His pinned tweet  – Yep, enough said. 

…so what is the code book.

This year, my UX team dived into Atomic Design by Brad Frost. A few years ago, the company I work for started a design system via Invision. However, it was hardly updated, not organized, and did not integrate well with our daily UI libraries.

Basically, it became a ghost town of components and random dev notes. We needed to start over. 

After reviewing articles, blogs and our own experience, we found Atomic Design to be a source to trust.

Takeaways:

  1. broke down the fundamentals
  2. Set up a design system that can be used over and over again across teams (UX, UI, Dev, and stakeholders) and teammates
  3. Organized…organized and organized components beautifully

The biggest plus was Figma’s structuring their design systems with Atomic Design.

 

After a mandatory read, we started structuring our component libraries.
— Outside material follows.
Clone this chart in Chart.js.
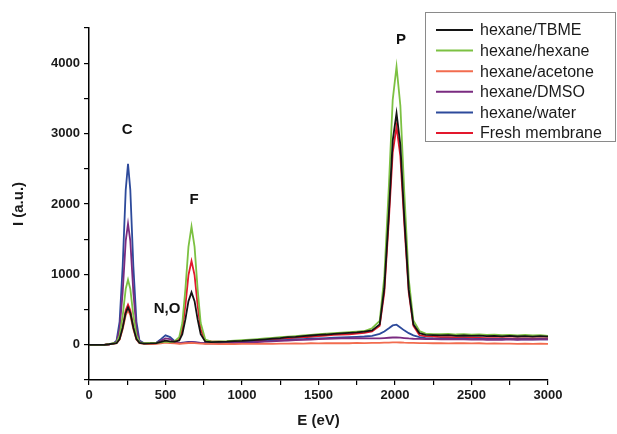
<!DOCTYPE html>
<html>
<head>
<meta charset="utf-8">
<script src="https://cdn.jsdelivr.net/npm/chart.js@4.4.0/dist/chart.umd.min.js"></script>
<style>
  body { margin: 0; background: #fff; }
  #wrap { width: 617px; height: 434px; position: relative; }
</style>
</head>
<body>
<div id="wrap"><canvas id="eds-chart"></canvas></div>
<script>
// energy grid (eV)
const energy = [
  0, 100, 130, 160, 180, 200, 220, 240, 255, 270,
  290, 310, 330, 360, 400, 440, 470, 500, 530, 560,
  590, 610, 630, 650, 670, 690, 710, 730, 760, 800,
  850, 900, 950, 1000, 1050, 1100, 1150, 1200, 1250, 1300,
  1350, 1400, 1450, 1500, 1550, 1600, 1650, 1700, 1750, 1800,
  1850, 1900, 1930, 1960, 1985, 2010, 2035, 2060, 2090, 2120,
  2160, 2200, 2250, 2300, 2350, 2400, 2450, 2500, 2550, 2600,
  2650, 2700, 2750, 2800, 2850, 2900, 2950, 3000
];

const seriesNames = ['hexane/TBME', 'hexane/hexane', 'hexane/acetone', 'hexane/DMSO', 'hexane/water', 'Fresh membrane'];
const seriesColors = ['#141414', '#7cc142', '#f26c4f', '#7a2b80', '#2d4a9b', '#e3182d'];

const tbme = [
  0, 0, 8, 18, 22, 80, 240, 455, 530, 455,
  240, 80, 28, 18, 20, 25, 40, 60, 50, 45,
  60, 150, 360, 620, 745, 620, 360, 150, 45, 38,
  42, 45, 52, 56, 64, 70, 78, 88, 96, 108,
  114, 124, 132, 140, 146, 156, 162, 170, 176, 186,
  205, 290, 800, 1870, 2900, 3290, 2840, 1830, 780, 290,
  165, 142, 138, 134, 138, 128, 132, 126, 130, 122,
  126, 120, 128, 118, 122, 116, 124, 115
];
const hexane = [
  0, 0, 10, 22, 30, 130, 410, 795, 925, 795,
  410, 130, 35, 22, 28, 30, 35, 45, 40, 50,
  110, 310, 790, 1390, 1680, 1390, 790, 310, 75, 45,
  48, 52, 60, 66, 74, 82, 90, 98, 108, 116,
  124, 134, 142, 150, 160, 166, 172, 178, 186, 196,
  235, 340, 960, 2260, 3480, 3950, 3400, 2200, 930, 345,
  195, 160, 152, 150, 156, 146, 150, 144, 148, 140,
  144, 138, 142, 134, 140, 132, 136, 128
];
const acetone = [
  0, 0, 8, 16, 22, 75, 220, 420, 490, 420,
  220, 75, 22, 15, 10, 15, 20, 30, 25, 20,
  15, 18, 22, 25, 26, 24, 20, 18, 14, 12,
  10, 12, 10, 12, 14, 12, 16, 14, 18, 16,
  20, 18, 22, 20, 24, 22, 24, 22, 26, 24,
  26, 28, 30, 32, 34, 35, 33, 30, 28, 26,
  24, 25, 22, 24, 20, 22, 24, 20, 22, 18,
  20, 16, 18, 14, 16, 14, 15, 12
];
const dmso = [
  0, 0, 8, 18, 45, 225, 745, 1475, 1720, 1475,
  745, 225, 45, 18, 15, 25, 60, 90, 80, 40,
  22, 25, 30, 34, 36, 34, 30, 26, 22, 20,
  22, 25, 28, 30, 35, 40, 44, 50, 55, 60,
  65, 70, 74, 80, 84, 88, 90, 92, 94, 92,
  90, 92, 96, 100, 104, 106, 102, 96, 90, 86,
  84, 80, 82, 78, 80, 76, 78, 74, 76, 72,
  74, 70, 78, 72, 76, 74, 78, 76
];
const water = [
  0, 0, 8, 20, 60, 330, 1110, 2200, 2570, 2200,
  1110, 330, 60, 20, 15, 30, 80, 135, 110, 50,
  25, 30, 35, 40, 42, 38, 32, 26, 22, 20,
  24, 28, 32, 36, 40, 46, 52, 58, 64, 70,
  76, 82, 86, 92, 96, 100, 104, 108, 112, 118,
  128, 155, 190, 235, 275, 285, 245, 205, 165, 135,
  110, 96, 90, 88, 86, 84, 86, 82, 84, 80,
  82, 80, 82, 78, 80, 78, 80, 78
];
const fresh = [
  0, 0, 8, 18, 25, 85, 255, 490, 570, 490,
  255, 85, 28, 20, 15, 20, 30, 40, 35, 38,
  80, 220, 560, 990, 1190, 990, 560, 220, 55, 48,
  44, 40, 44, 47, 52, 60, 66, 75, 82, 90,
  98, 105, 114, 124, 132, 140, 144, 150, 158, 170,
  190, 270, 740, 1780, 2730, 3100, 2680, 1740, 740, 270,
  135, 120, 115, 110, 108, 105, 104, 100, 98, 96,
  95, 94, 92, 92, 91, 90, 90, 90
];
const seriesValues = [tbme, hexane, acetone, dmso, water, fresh];

// peak labels
const peakText = ['C', 'N,O', 'F', 'P'];
const peakE = [250, 510, 686, 2039];
const peakI = [3050, 510, 2065, 4330];

const datasets = seriesNames.map((name, i) => ({
  label: name,
  data: energy.map((e, j) => ({ x: e, y: seriesValues[i][j] })),
  borderColor: seriesColors[i],
  backgroundColor: seriesColors[i],
  borderWidth: 1.8,
  pointRadius: 0,
  tension: 0,
  fill: false,
}));

const peakLabels = {
  id: 'peakLabels',
  afterDraw(chart) {
    const ctx = chart.ctx;
    const xs = chart.scales.x, ys = chart.scales.y;
    ctx.save();
    ctx.fillStyle = '#111';
    ctx.font = 'bold 15px "Liberation Sans", Arial, sans-serif';
    ctx.textAlign = 'center';
    ctx.textBaseline = 'middle';
    peakText.forEach((t, i) => {
      ctx.fillText(t, xs.getPixelForValue(peakE[i]), ys.getPixelForValue(peakI[i]));
    });
    ctx.restore();
  }
};

// legend box drawn inside the plot, top right
const boxLegend = {
  id: 'boxLegend',
  afterDraw(chart) {
    const ctx = chart.ctx;
    const left = 425, top = 12, w = 191, h = 130;
    ctx.save();
    ctx.fillStyle = '#fff';
    ctx.fillRect(left, top, w, h);
    ctx.strokeStyle = '#8a8a8a';
    ctx.lineWidth = 1;
    ctx.strokeRect(left + 0.5, top + 0.5, w - 1, h - 1);
    ctx.font = '16px "Liberation Sans", Arial, sans-serif';
    ctx.textBaseline = 'middle';
    chart.data.datasets.forEach((ds, i) => {
      const y = top + 18 + i * 20.6;
      ctx.strokeStyle = ds.borderColor;
      ctx.lineWidth = 2;
      ctx.beginPath();
      ctx.moveTo(left + 11, y);
      ctx.lineTo(left + 48, y);
      ctx.stroke();
      ctx.fillStyle = '#1a1a1a';
      ctx.fillText(ds.label, left + 55, y + 1);
    });
    ctx.restore();
  }
};

new Chart(document.getElementById('eds-chart'), {
  type: 'line',
  data: { datasets },
  options: {
    responsive: true,
    maintainAspectRatio: false,
    animation: false,
    layout: { padding: { left: 0, right: 69, top: 28, bottom: 0 } },
    plugins: { legend: { display: false }, tooltip: { enabled: false } },
    scales: {
      x: {
        type: 'linear',
        min: 0,
        max: 3000,
        afterFit: (s) => { s.height = 54; },
        border: { display: true, color: '#000', width: 1.5 },
        grid: { display: true, drawOnChartArea: false, drawTicks: true, tickLength: 5, color: '#000', lineWidth: 1.2 },
        ticks: {
          stepSize: 250,
          autoSkip: false,
          maxRotation: 0,
          padding: 3,
          color: '#1a1a1a',
          font: { family: '"Liberation Sans", Arial, sans-serif', size: 13, weight: 'bold' },
          callback: (v) => (v % 500 === 0 ? v : ''),
        },
        title: {
          display: true,
          text: 'E (eV)',
          color: '#1a1a1a',
          font: { family: '"Liberation Sans", Arial, sans-serif', size: 15, weight: 'bold' },
          padding: { top: 2, bottom: 4 },
        },
      },
      y: {
        type: 'linear',
        min: -500,
        max: 4500,
        afterFit: (s) => { s.width = 89; },
        border: { display: true, color: '#000', width: 1.5 },
        grid: { display: true, drawOnChartArea: false, drawTicks: true, tickLength: 5, color: '#000', lineWidth: 1.2 },
        ticks: {
          stepSize: 500,
          autoSkip: false,
          padding: 4,
          color: '#1a1a1a',
          font: { family: '"Liberation Sans", Arial, sans-serif', size: 13, weight: 'bold' },
          callback: (v) => (v >= 0 && v % 1000 === 0 ? v : ''),
        },
        title: {
          display: true,
          text: 'I (a.u.)',
          color: '#1a1a1a',
          font: { family: '"Liberation Sans", Arial, sans-serif', size: 15, weight: 'bold' },
          padding: { top: 10, bottom: 0 },
        },
      },
    },
  },
  plugins: [peakLabels, boxLegend],
});
</script>
</body>
</html>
Worth it. Daunting and tedious but worth it. Page can be easily built, we have a standard structure and if there is a change, it changes across all artboards. Rapid prototyping is not as scary.

I leave you with a quote from Brad Frost’s book synopsis. 

“Atomic Design details all that goes into creating and maintaining robust design systems, allowing you to roll out higher quality, more consistent UIs faster than ever before.”

One of the best investments I made this year.